UTC offsets and their limits

A UTC offset expresses the difference between local civil time and UTC. UTC-5 means local time is 5 hours behind UTC; UTC+9 means 9 hours ahead. Offsets range from UTC-12 to UTC+14 (some Pacific island nations observe UTC+13 and UTC+14 to keep calendar alignment with their trading partners).

The critical limitation of offsets is that they are not stable over time. A location's offset changes at least twice a year in regions that observe daylight saving time, and can change permanently when a government changes its time zone policy. Storing a UTC offset alone — without the full time zone identifier — is insufficient for any date more than a few months in the future.

The IANA Time Zone Database

The authoritative source for time zone data is the IANA Time Zone Database, historically called the tz database or zoneinfo. It is maintained by a volunteer team under IANA authority and updated several times per year as governments announce time zone changes. Every major operating system and programming language runtime ships a copy of this database.

IANA time zone identifiers follow the format Region/City — America/New_York, Europe/London, Asia/Kolkata. Each identifier maps to a complete history of that location's UTC offsets and DST rules, not just the current offset. Using the full identifier rather than a bare offset allows software to correctly handle past timestamps, future timestamps near DST transitions, and changes to the time zone rules after a timestamp was recorded.

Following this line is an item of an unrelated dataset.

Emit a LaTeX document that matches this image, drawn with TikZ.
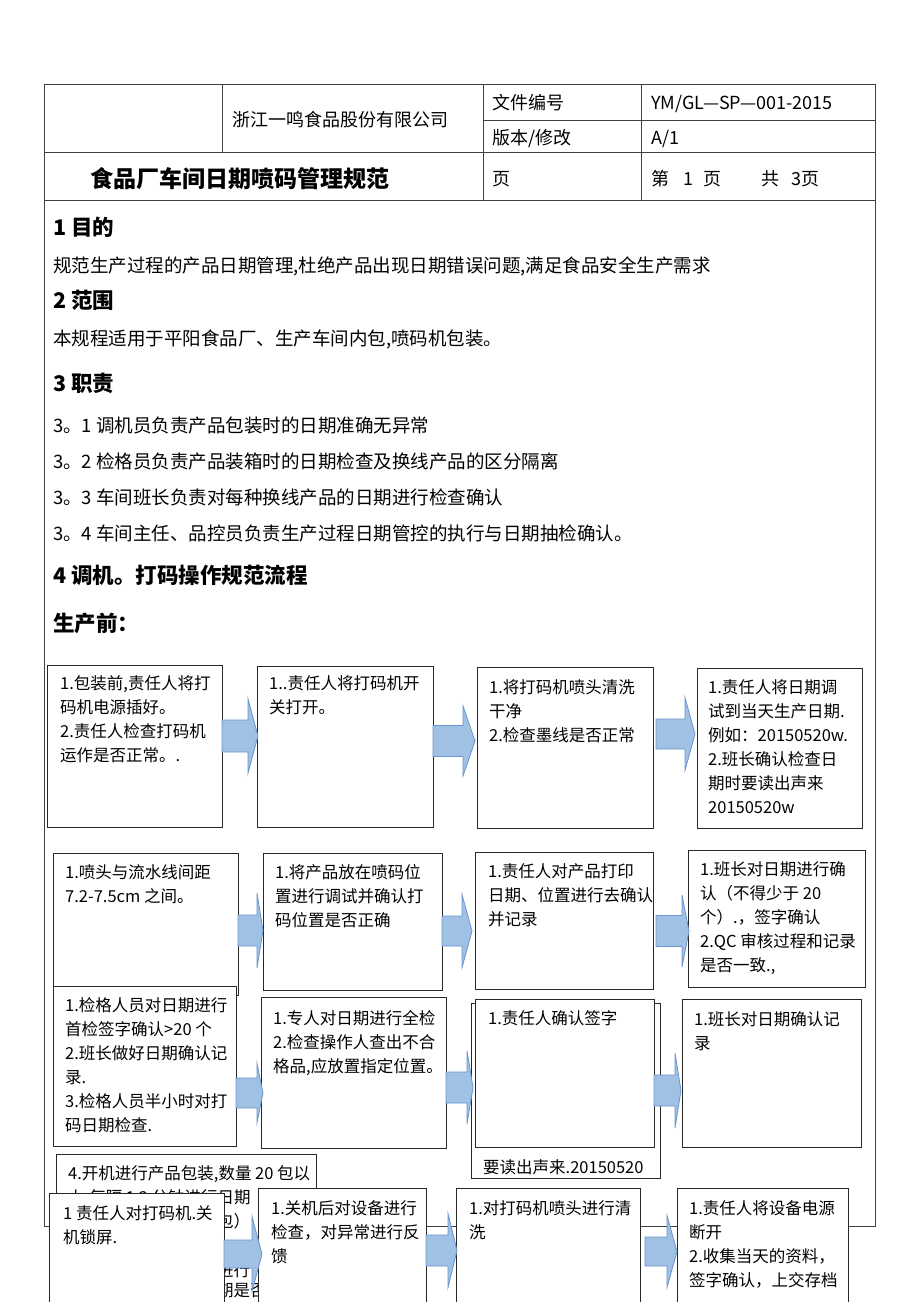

Daylight saving time as a rule, not a constant

Daylight saving time (DST) is a political policy, not a geophysical phenomenon. Countries, and sometimes individual regions within countries, independently decide whether to observe it, when it starts and ends, and how large the clock change is. The United States, most of Europe, and parts of Australia observe DST; China, Japan, India, most of Africa, and much of the rest of the world do not.

The DST rules for a given location are encoded in the IANA database as a set of transitions with effective dates. When the rules change — as they did in the United States in 2007 (the Energy Policy Act moved the start of DST from the first Sunday in April to the second Sunday in March) — the IANA database is updated, and software consuming the updated database automatically handles past and future dates correctly.

Common software errors

Several categories of time zone bugs appear consistently across software systems:

• Storing local time without a zone identifier. A timestamp of "2024-11-03 01:30:00" is ambiguous in the US Eastern time zone — that wall-clock time occurs twice on the day when clocks fall back from EDT to EST. Without the zone identifier or a UTC offset, you cannot know which occurrence is meant.
• Hardcoding offsets instead of zone identifiers. Code that assumes America/New_York = UTC-5 permanently will produce incorrect results for half the year. The offset changes; the identifier does not.
• Comparing local times across zones. "9 AM in London is 4 AM in New York" is true in winter but not in spring, when the US and UK transition to summer time on different dates, temporarily making the offset one hour different from its usual value.
• Not updating the tz database. Countries change their time zone rules with little notice. Operating systems and language runtimes ship tz database updates; systems that are not updated will have incorrect data for recently-changed zones.

RFC 3339 and timestamp representation

RFC 3339 defines a profile of ISO 8601 for internet timestamps: 2024-11-03T01:30:00-05:00. The UTC offset is included in the representation, making the timestamp unambiguous in absolute terms. For storage and interchange, this format — or plain UTC with a Z suffix — is the correct choice. Local time without an offset is appropriate only for display, and only when the display zone is known from context.

Practical recommendations

For software that handles scheduling or cross-region communication:

• Store timestamps in UTC. Convert to local time only at the display layer.
• Store the user's IANA time zone identifier (not their current UTC offset) for any future-scheduled events.
• Use a time library that is backed by the IANA database — Java's java.time, Python's zoneinfo, JavaScript's Temporal (now in most runtimes), Rust's chrono-tz.
• Keep the tz database current on all servers. Many Linux distributions ship it as a separate package (tzdata) that can be updated independently of the OS.